My sister reminds me regularly how much money I would have made if I had just gone to law school. She's not wrong about the math. But without those ten days in January of 2004, I would not be who I am. I would not have spent twenty years serving the Jewish people and Israel — as a speaker, an educator, an advocate helping young Jews navigate some of the most complex conversations of our time about Zionism, Jewish identity, and Israel engagement. I would not have been named one of the fifty most influential Jews in the world by The Jerusalem Post, or recognized as one of only six "Women to Watch" in the Jewish world, or included in The Tel Aviv Institute's Jewish 100 list of the most influential educators and leaders fighting hate. I am part of the Schusterman Foundation's ROI community for global Jewish leaders — a network I treasure because it is full of people who, like me, refused to accept that Jewish continuity was someone else's problem to solve. I would not have built a family that lives between two countries, two languages, and one improbable love story that started with a luggage cart at an airport. 
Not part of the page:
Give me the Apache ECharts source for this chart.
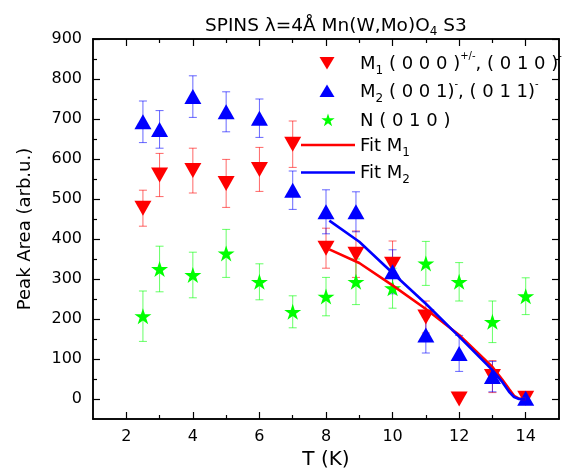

I take it personally — deeply personally — that this gift exists. That a nineteen-year-old girl from a housing project in Queens, with no money and no synagogue and no summer camp in her past, can be handed a key that starts an engine she didn't know was inside her. Half of the American Jewish community now comes from interfaith backgrounds. There are so many young people carrying their identity quietly, without institutions or resources to help them explore it. I was one of them. I know what it meant to stand on that soil and be told, without a single word being spoken: you are part of this. The story belongs to you, too. 

I like to believe I'm proof of what Birthright Israel can do. I hope I've given back enough to be worthy of it. But I know with absolute certainty that without Birthright, none of this happens. Not one chapter of it.